In short, this was a well-programmed evening, traversing a multitude of aesthetics and influences, and encouraging audience engagement in the living work of music. An “ask the composer” Q&A session after the show enticed a handful of audience members to the thoughtfully-placed microphones, but the majority just helped themselves to the festive opening-night reception. I caught up with bassist Satoshi Okamoto, fresh from playing in Macunaíma, and asked him about preparation. He got the score in November. They had three rehearsals, including talk time with the composer. The score looks like a diagram. You can see a bit of that score in this video of Kampela produced as part of the NY Philharmonic’s support for this concert.

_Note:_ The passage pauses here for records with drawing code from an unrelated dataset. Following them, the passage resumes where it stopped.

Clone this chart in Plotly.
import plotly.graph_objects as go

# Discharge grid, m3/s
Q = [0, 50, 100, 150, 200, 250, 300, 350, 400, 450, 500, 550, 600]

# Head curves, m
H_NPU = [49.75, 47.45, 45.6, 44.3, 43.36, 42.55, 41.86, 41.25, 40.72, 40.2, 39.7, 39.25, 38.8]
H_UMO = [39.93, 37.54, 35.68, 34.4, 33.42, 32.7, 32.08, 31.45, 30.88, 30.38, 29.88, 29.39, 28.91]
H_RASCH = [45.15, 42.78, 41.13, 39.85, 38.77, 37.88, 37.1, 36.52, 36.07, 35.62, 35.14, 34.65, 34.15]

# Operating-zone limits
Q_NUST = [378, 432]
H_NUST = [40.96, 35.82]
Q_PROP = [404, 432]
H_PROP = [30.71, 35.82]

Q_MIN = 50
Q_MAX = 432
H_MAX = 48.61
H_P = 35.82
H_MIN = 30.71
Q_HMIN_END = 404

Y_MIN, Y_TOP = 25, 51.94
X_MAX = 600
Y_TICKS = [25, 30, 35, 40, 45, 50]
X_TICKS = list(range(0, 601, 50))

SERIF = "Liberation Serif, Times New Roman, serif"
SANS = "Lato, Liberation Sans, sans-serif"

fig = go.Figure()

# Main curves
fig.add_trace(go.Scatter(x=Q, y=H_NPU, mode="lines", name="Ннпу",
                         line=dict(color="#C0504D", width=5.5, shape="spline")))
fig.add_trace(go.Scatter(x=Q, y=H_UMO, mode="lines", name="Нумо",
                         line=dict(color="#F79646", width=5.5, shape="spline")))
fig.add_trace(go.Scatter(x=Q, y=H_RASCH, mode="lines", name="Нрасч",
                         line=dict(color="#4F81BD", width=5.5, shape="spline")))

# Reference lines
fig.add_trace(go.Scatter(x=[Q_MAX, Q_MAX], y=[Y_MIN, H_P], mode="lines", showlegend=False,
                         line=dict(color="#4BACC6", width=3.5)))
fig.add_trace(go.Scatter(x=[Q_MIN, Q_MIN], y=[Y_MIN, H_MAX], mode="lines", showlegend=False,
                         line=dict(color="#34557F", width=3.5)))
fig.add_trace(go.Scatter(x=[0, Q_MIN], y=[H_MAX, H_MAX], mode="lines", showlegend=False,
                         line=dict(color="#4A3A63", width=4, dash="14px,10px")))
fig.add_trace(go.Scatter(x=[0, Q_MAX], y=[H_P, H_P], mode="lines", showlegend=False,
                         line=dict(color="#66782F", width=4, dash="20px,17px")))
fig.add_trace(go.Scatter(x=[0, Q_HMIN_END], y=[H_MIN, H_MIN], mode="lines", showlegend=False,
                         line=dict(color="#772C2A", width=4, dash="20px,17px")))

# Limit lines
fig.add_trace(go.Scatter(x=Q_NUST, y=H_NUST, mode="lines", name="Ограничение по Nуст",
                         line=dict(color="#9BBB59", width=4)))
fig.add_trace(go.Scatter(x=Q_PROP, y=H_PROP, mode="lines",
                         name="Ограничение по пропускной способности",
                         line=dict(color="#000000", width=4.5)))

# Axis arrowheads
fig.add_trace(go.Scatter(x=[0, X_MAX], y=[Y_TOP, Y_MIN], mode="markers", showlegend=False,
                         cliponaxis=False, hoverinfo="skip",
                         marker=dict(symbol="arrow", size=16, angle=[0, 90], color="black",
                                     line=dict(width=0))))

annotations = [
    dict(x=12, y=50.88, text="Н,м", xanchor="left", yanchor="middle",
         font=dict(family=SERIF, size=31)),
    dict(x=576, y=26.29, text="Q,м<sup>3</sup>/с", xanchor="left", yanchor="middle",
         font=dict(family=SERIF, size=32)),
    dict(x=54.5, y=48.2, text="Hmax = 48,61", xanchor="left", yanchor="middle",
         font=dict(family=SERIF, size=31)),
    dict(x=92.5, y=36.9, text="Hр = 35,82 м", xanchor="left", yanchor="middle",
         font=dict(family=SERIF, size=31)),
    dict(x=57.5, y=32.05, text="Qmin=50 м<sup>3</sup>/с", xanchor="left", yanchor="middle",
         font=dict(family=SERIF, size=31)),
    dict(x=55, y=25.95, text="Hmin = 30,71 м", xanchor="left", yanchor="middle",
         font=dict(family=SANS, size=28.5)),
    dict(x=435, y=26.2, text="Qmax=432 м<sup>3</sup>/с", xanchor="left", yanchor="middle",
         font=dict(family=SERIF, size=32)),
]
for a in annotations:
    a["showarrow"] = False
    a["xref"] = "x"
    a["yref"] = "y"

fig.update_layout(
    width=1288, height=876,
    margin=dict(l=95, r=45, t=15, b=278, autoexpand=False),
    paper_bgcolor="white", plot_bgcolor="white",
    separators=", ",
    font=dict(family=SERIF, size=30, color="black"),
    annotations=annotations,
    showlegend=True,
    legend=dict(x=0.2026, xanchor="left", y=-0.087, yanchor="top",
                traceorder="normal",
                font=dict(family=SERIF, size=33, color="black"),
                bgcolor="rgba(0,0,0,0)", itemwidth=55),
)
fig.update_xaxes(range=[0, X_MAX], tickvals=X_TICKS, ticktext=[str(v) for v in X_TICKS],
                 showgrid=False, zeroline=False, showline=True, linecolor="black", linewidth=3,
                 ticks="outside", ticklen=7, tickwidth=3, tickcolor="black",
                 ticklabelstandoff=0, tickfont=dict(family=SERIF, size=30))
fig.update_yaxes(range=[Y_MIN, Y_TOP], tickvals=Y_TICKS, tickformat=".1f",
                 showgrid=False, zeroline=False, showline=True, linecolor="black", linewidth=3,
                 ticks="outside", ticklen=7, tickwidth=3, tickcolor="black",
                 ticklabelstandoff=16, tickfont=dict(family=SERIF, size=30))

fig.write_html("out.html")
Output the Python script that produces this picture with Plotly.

The Dec. 17 concert repeats Sunday night at the Metropolitan Museum of Art. And it will be broadcast—and webcast—twice: Tuesday Dec. 22, 7pm EST and Sunday Dec. 27, 2pm EST on the new WQXR stream dedicated to contemporary music, Q2.

See what’s happening with classical music listening? You can hear this concert anywhere in the world, as you can read this anywhere in the world. But it’ll come to you from the town where it was performed. Expensive? No doubt. Alive? Absolutely.

Like so many other cultural centers, Seattle is grappling with contemporary challenges to the classical music performance and broadcast models that have served it so well for so long. Here’s an example from New York of a best effort at keeping the music both local and accessible, alive and rooted in the great traditions.

The CONTACT! series continues in April with world premieres by Sean Shepherd, Nico Muhly, and Mattias Pintscher to be conducted by New York Philharmonic Music Director Alan Gilbert.